Generalized coordinates I am trying to understand generalized coordinates. 


*

*When is it smart to use generalized coordinates? 

*And what are some analytical examples that are too messy to answer without generalized coordinates?

*I'd also like if anyone have some mechanical examples, where it gets messy transforming coordinates between different coordinate systems - isn't that the reason it's smarter to use generalized coordinates?
One last question: Why is it necessary to use generalized coordinates in Lagrangian Mechanics? 
 A: *

*Generalized coordinates are useful if there are holonomic constraints.


2 & 3. Too messy is subjective notion, but e.g. the pendulum is usually solved with a single generalized coordinate.
A: 
When is it smart to use generalized coordinates?

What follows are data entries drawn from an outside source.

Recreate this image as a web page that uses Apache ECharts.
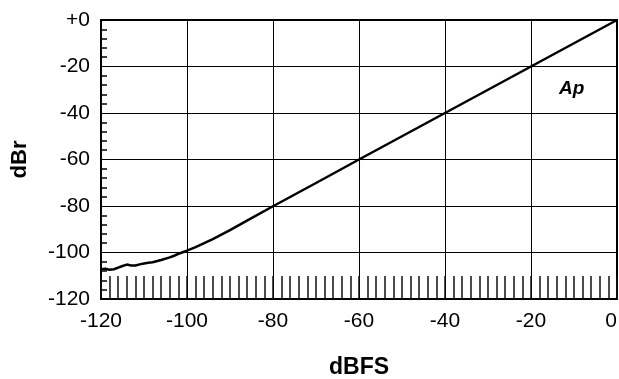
<!DOCTYPE html>
<html>
<head>
<meta charset="utf-8">
<script src="https://cdn.jsdelivr.net/npm/echarts@6/dist/echarts.min.js"></script>
<style>
  html, body { margin: 0; padding: 0; background: #fff; }
  #chart { width: 619px; height: 379px; }
</style>
</head>
<body>
<div id="chart"></div>
<script>
// input level (dBFS) and measured output (dBr)
var inputLevel = [-120, -119, -118, -117, -116, -115, -114, -113, -112, -111, -110, -109, -108, -106, -104, -103, -102, -101, -100, -98, -96, -94, -92, -90, -85, -80, -70, -60, -50, -40, -30, -20, -10, 0];
var outputLevel = [-107.2, -107.0, -107.4, -107.2, -106.5, -105.8, -105.2, -105.6, -105.6, -105.1, -104.7, -104.4, -104.2, -103.2, -102.1, -101.4, -100.6, -99.9, -99.2, -97.7, -96.0, -94.2, -92.3, -90.4, -85.2, -80.1, -70.1, -60.0, -50.0, -40.0, -30.0, -20.0, -10.0, 0];
var xTicks = { min: -120, max: 0, step: 20 };
var yTicks = { min: -120, max: 0, step: 20 };

var chart = echarts.init(document.getElementById('chart'));

var points = [];
for (var i = 0; i < inputLevel.length; i++) {
    points.push([inputLevel[i], outputLevel[i]]);
}

var option = {
    animation: false,
    backgroundColor: '#fff',
    grid: {
        left: 101,
        right: 2,
        top: 20,
        bottom: 80,
        outerBoundsMode: 'none',
        show: true,
        borderColor: '#000',
        borderWidth: 2
    },
    xAxis: {
        type: 'value',
        min: xTicks.min,
        max: xTicks.max,
        interval: xTicks.step,
        name: 'dBFS',
        nameLocation: 'middle',
        nameGap: 57,
        nameTextStyle: { fontFamily: 'Liberation Sans', fontSize: 23, fontWeight: 'bold', color: '#000' },
        axisLine: { show: true, onZero: false, lineStyle: { color: '#000', width: 2 } },
        axisTick: { show: true, inside: true, length: 23, lineStyle: { color: '#111', width: 1.5 } },
        minorTick: { show: true, splitNumber: 10, length: 23, lineStyle: { color: '#111', width: 1.5 } },
        axisLabel: { fontFamily: 'Liberation Sans', fontSize: 21, color: '#000', margin: 12, alignMaxLabel: 'right' },
        splitLine: { show: true, lineStyle: { color: '#000', width: 1 } }
    },
    yAxis: {
        type: 'value',
        min: yTicks.min,
        max: yTicks.max,
        interval: yTicks.step,
        name: 'dBr',
        nameLocation: 'middle',
        nameGap: 70,
        nameRotate: 90,
        nameTextStyle: { fontFamily: 'Liberation Sans', fontSize: 22, fontWeight: 'bold', color: '#000' },
        axisLine: { show: true, onZero: false, lineStyle: { color: '#000', width: 2 } },
        axisTick: { show: false, inside: true },
        minorTick: { show: true, splitNumber: 5, length: 6, lineStyle: { color: '#000', width: 1.5 } },
        axisLabel: {
            fontFamily: 'Liberation Sans', fontSize: 21, color: '#000', margin: 11,
            formatter: function (v) { return v === 0 ? '+0' : String(v); }
        },
        splitLine: { show: true, lineStyle: { color: '#000', width: 1 } }
    },
    graphic: [{
        type: 'text',
        left: 559,
        top: 79,
        style: { text: 'Ap', fontFamily: 'Liberation Sans', fontSize: 19, fontWeight: 'bold', fontStyle: 'italic', fill: '#000' }
    }],
    series: [{
        type: 'line',
        data: points,
        showSymbol: false,
        lineStyle: { color: '#000', width: 2.5 }
    }]
};

chart.setOption(option);
</script>
</body>
</html>
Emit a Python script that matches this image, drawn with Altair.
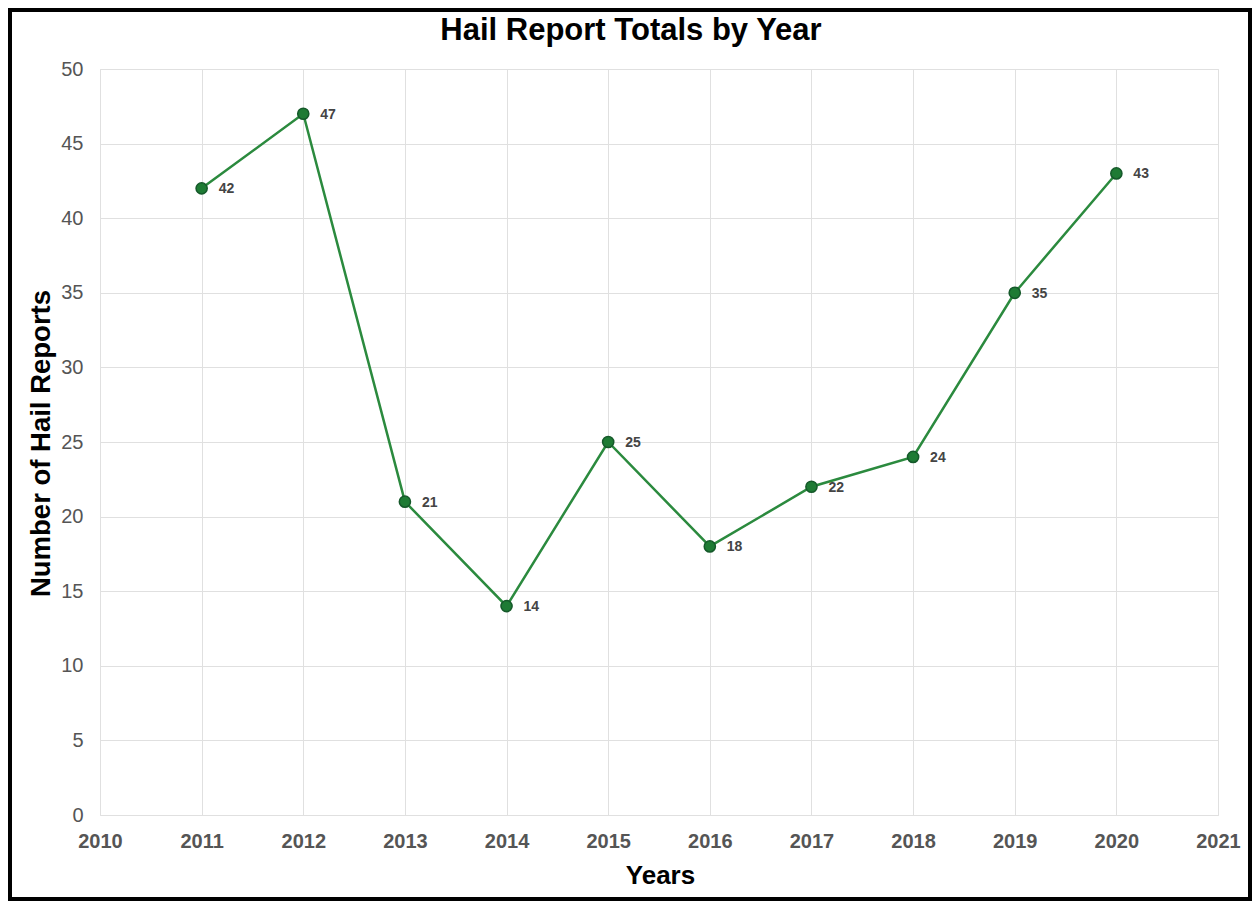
import altair as alt
import pandas as pd

years = [2011, 2012, 2013, 2014, 2015, 2016, 2017, 2018, 2019, 2020]
reports = [42, 47, 21, 14, 25, 18, 22, 24, 35, 43]
x_ticks = list(range(2010, 2022))
y_ticks = list(range(0, 51, 5))
chart_title = "Hail Report Totals by Year"

df = pd.DataFrame({"Year": years, "Reports": reports})

W, H = 1118, 746
PL, PT, PR, PB = 92, 61, 34, 86
FONT = "Liberation Sans"

x_enc = alt.X(
    "Year:Q",
    scale=alt.Scale(domain=[2010, 2021], nice=False, zero=False),
    axis=alt.Axis(
        values=x_ticks, format="d", title="Years",
        labelFont=FONT, labelFontSize=20, labelFontWeight="bold", labelColor="#555555",
        labelPadding=16, ticks=False, tickSize=0, domain=False,
        grid=True, gridColor="#e0e0e0", gridWidth=1,
        titleFont=FONT, titleFontSize=26, titleFontWeight="bold", titleColor="#000000",
        titleX=560, titleY=68, titleBaseline="alphabetic", titleAlign="center",
        labelFlush=False, labelOverlap=False,
    ),
)
y_enc = alt.Y(
    "Reports:Q",
    scale=alt.Scale(domain=[0, 50], nice=False),
    axis=alt.Axis(
        values=y_ticks, title="Number of Hail Reports",
        labelFont=FONT, labelFontSize=20, labelColor="#555555",
        labelPadding=17, ticks=False, tickSize=0, domain=False,
        grid=True, gridColor="#e0e0e0", gridWidth=1,
        titleFont=FONT, titleFontSize=27.5, titleFontWeight="bold", titleColor="#000000",
        titleX=-51, titleY=374, titleAngle=-90, titleBaseline="alphabetic", titleAlign="center",
        labelFlush=False, labelOverlap=False,
    ),
)

base = alt.Chart(df)

line = base.mark_line(color="#2b8a3e", strokeWidth=2.5).encode(x=x_enc, y=y_enc)
points = base.mark_circle(size=125, opacity=1, fill="#1e7b34", stroke="#15592a", strokeWidth=1.5).encode(
    x="Year:Q", y="Reports:Q"
)
labels = base.mark_text(
    align="left", baseline="middle", dx=17, dy=1,
    font=FONT, fontSize=14, fontWeight="bold", color="#444444",
).encode(x="Year:Q", y="Reports:Q", text="Reports:Q")

frame = alt.Chart(pd.DataFrame({"a": [0]})).mark_rect(
    fill=None, stroke="#000000", strokeWidth=4
).encode(
    x=alt.value(-PL + 2), x2=alt.value(W + PR - 2),
    y=alt.value(-PT + 2), y2=alt.value(H + PB - 2),
)

title_mark = alt.Chart(pd.DataFrame({"t": [chart_title]})).mark_text(
    align="center", baseline="alphabetic", font=FONT, fontSize=31,
    fontWeight="bold", color="#000000",
).encode(x=alt.value(531), y=alt.value(-29), text="t:N")

chart = alt.layer(frame, line, points, labels, title_mark).properties(
    width=W, height=H,
    autosize=alt.AutoSizeParams(type="none"),
    padding={"left": PL, "top": PT, "right": PR, "bottom": PB},
).configure_view(stroke=None).configure(background="#ffffff")

chart.save("out.html", embed_options={"renderer": "svg", "actions": False})
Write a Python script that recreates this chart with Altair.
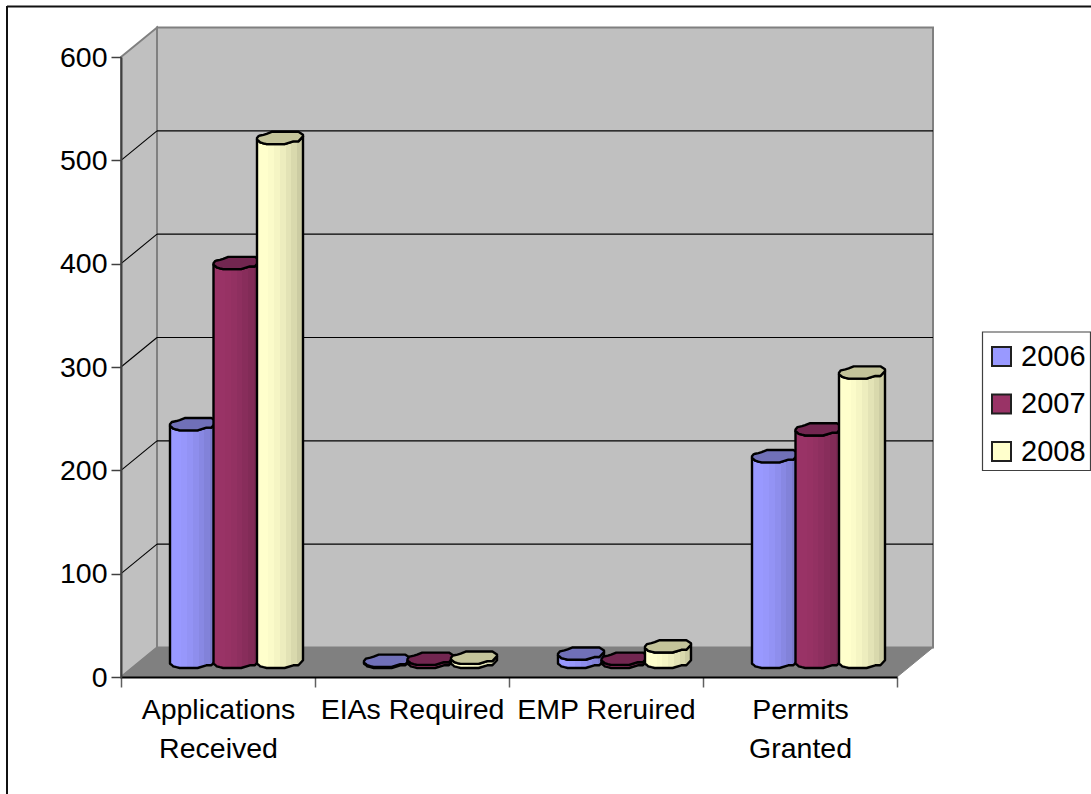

In my opinion, it depends on your problem's "value" versus the time involved. If you are looking to use a Lagrangian or Hamiltonian, then it's  smart. 
Generalised co-cordinates are useful  in reducing the number of cordinates needed to describe a system to the smallest number.
In the three pictures below: 



Source: Generalised Cordinates 
These are curves in 2 D space. We can "get away" with illustrating the path utilising one degree of freedom, (one generalised curve) in each of the cases, since the normal cartesian $x$ and $y$ curves are related to each other and can be parameterized by either an arc length or an angle.  

And what are some analytical examples that are too messy to answer without generalized coordinates?

I am not being glib or patronising (because my knowledge of classical mechanics is not great),  if you have to ask then  you need to use them, if you can, and you need to choose carefully, although the constraints involved  well, they will ahem....constrain you in your choice.
We can impose constraints on position coordinates related to a rigid body, consisting of a large number N of particles. By the rigid nature of the body itself, a constraint is automatically imposed on the otherwise independent  nature of the component parts. In effect, this means we have  the ability to locate/specify the position coordinates of every particle by only having 6 specified  quantities, the $X,Y, X$ of the CM, and the three Euler angles $\phi$, $\theta$ and $\psi $.
If we go further and allow the position of the CM to be fixed, we can reduce the  coordinates involved in describing the position of the rigid body to the  three Euler angles $\phi$, $\theta$ and $\psi $.
As well as position, we can place constraints on the derivatives of the position coordinates, w.r.t. time, that is the velocities by, for example limiting the CM to move at a uniform velocity, or to rotate in a circle with a uniform angular velocity.  In this case we replace algebraic equations by differential equations of motion.
The degree of freedom is the number of coordinates that can vary independently, a holonomic system being one in which the number of independent coordinates is equal to the degrees of freedom of the system. If we need to introduce functions of time, this system is said to be forced, if time is not explicity brought in to the equations, we have what is known as a natural system.

I'd also like if anyone have some mechanical examples, where it gets messy transforming coordinates between different coordinate systems - isn't that the reason it's smarter to use generalized coordinates?

An example in 2 D.

Source: Bead on a Wire - Wikipedia
Assume a bead has the freedom to move along a  frictionless wire. The shape of the wire automatically imposes a constraint on the movement in space of the bead.  We can rephrase this mechanical constraint in terms of a reaction force  C on the bead. Obviously, precisely how we twist and turn the wire in 2 dimensions  can lead to elaborate motions of the bead, which may not be  easy to mathematically formulate. In the picture above,  N represents gravity, which is (the sole) non-constraining force in this 2 D system.
The use of generalised coordinates is based on a careful choice of which of the coordinates should be chosen to be parameterised, if the physical situation allows for this. Thus two variables can be effectively  reduced to one when analysing the motion of the bead. 
We can express the constraint as  $f(r) = 0$, where, at any point in time the position of the bead can be described by  $r = (x(s), y(s))$, in this case the arc length $s$ is a parameter, as it is in one of the illustrations at the top of the page.   
If we introduce distortions in the path of the bead, that is we bend the wire (within the 2 dimensional space), we end up with an expression:
$${\displaystyle f(\mathbf {r} ,t)=0\,,\quad \mathbf {r} =(x(s,t),y(s,t))}$$
and inevitably t has been introduced, both explicity in the equations regarding constraint and implicitly by means of the coordinates.
Generalised coordinates find their greatest application in Langrangian, and through the appropriate transformation, Hamiltonian systems.